“É o direito que serve a política, não é a política que serve o direito”

  • Paulino Brilhante Santos
  • 2 Junho 2021

Esperamos é que desta “Operação Marquês” e do seu inesperado desfecho - por agora - não saia mais uma fúria legislativa precipitada. Seria “pior a emenda do que o soneto”.

Esta afirmação altamente perigosa para o Estado de Direito Democrático não foi proferida por José Sócrates mas por Sua Excelência o Senhor Presidente da República e tem, claramente, que ser contextualizada, dado que obviamente não consideramos o Chefe do Estado antidemocrático ou, menos ainda, como um líder autoritário. Tomada à letra, permitiria justificar todos os desmandos de regimes agora chamados de populistas, que entendem que a democracia é meramente um sistema de realização ritual de eleições, de preferência manipuladas, como o regime de Jair Bolsonaro, de Donald Trump – que acabou em tragédia -, e outros ainda piores como os de Nicolás Maduro e de Vladimir Putin.

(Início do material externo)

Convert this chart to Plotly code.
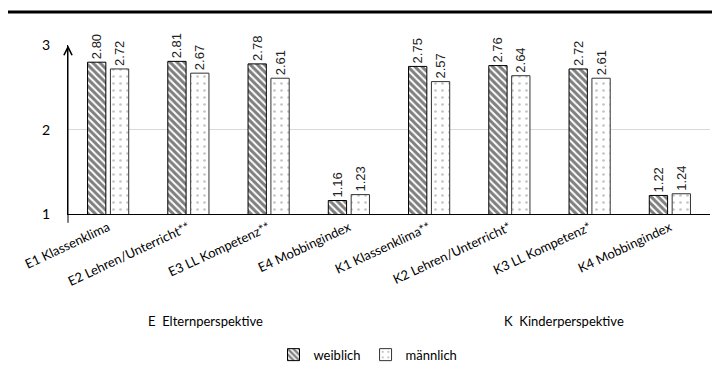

Por isso, não entendo o clamor contra o Juiz Ivo Rosa que se limitou a aplicar a lei conforme em consciência a entendeu. Seria dispensável demolir com adjectivos fortes as provas do Ministério Público quanto a crimes prescritos. A prescrição é uma excepção peremptória e como tal, obsta ao conhecimento dos factos e matéria de direito, neste caso da eventual prática de um crime. Por isso, temos dúvidas que de um crime de corrupção prescrito se possam basear acusações de crimes de branqueamento de capitais e de falsificação de documentos que nem sequer constavam inicialmente da acusação contra José Sócrates. Acresce que os cidadãos, por mais frustrados que estejam, terão de reconhecer que caberia ao Ministério Público provar a culpabilidade dos arguidos na “Operação Marquês” e evitar a prescrição dos crimes e não o contrário, por muito fortes que fossem os indícios contra os arguidos.

O que tanto este triste caso José Sócrates como o caso do aumento dos apoios sociais, que deu origem à frase do Senhor Presidente da República que tomámos de empréstimo como título deste artigo, têm em comum, quase 50 anos depois do 25 de Abril, é a genérica falta de respeito pela Constituição. Ainda falta alguma coisa para que Portugal possa ser uma democracia liberal e um Estado de Direito Democrático. Já agora, não existe, pura e simplesmente, qualquer outra forma de democracia que não a democracia liberal, e o Estado de Direito Democrático deve balizar toda a acção política. Os políticos podem alterar a lei. Mas, uma vez estando a lei em vigor, devem cumpri-la e fazê-la cumprir, permitindo ainda a sua aplicação por um poder judicial independente. Serão os casos de injustiça social e os casos de injustas absolvições de arguidos em processos gravíssimos de corrupção, um cancro que mina a democracia? Certamente! Mas, num Estado de Direito Democrático, a lei é a lei ou dura lex sed lex como diziam os romanos há mais de 1500 anos.

Esperamos é que desta “Operação Marquês” e do seu inesperado desfecho – por agora – não saia mais uma fúria legislativa precipitada. Seria “pior a emenda do que o soneto”. O problema não nos parece estar nas leis, mas antes na sua aplicação, tal como no caso do aumento dos apoios sociais, o problema não estava nem está na Constituição, mas outrossim em embates políticos e até em birras políticas nos quais a Constituição terá sido e poderá continuar a ser brandida como arma de arremesso.

Nota: O autor escreve ao abrigo do antigo acordo ortográfico.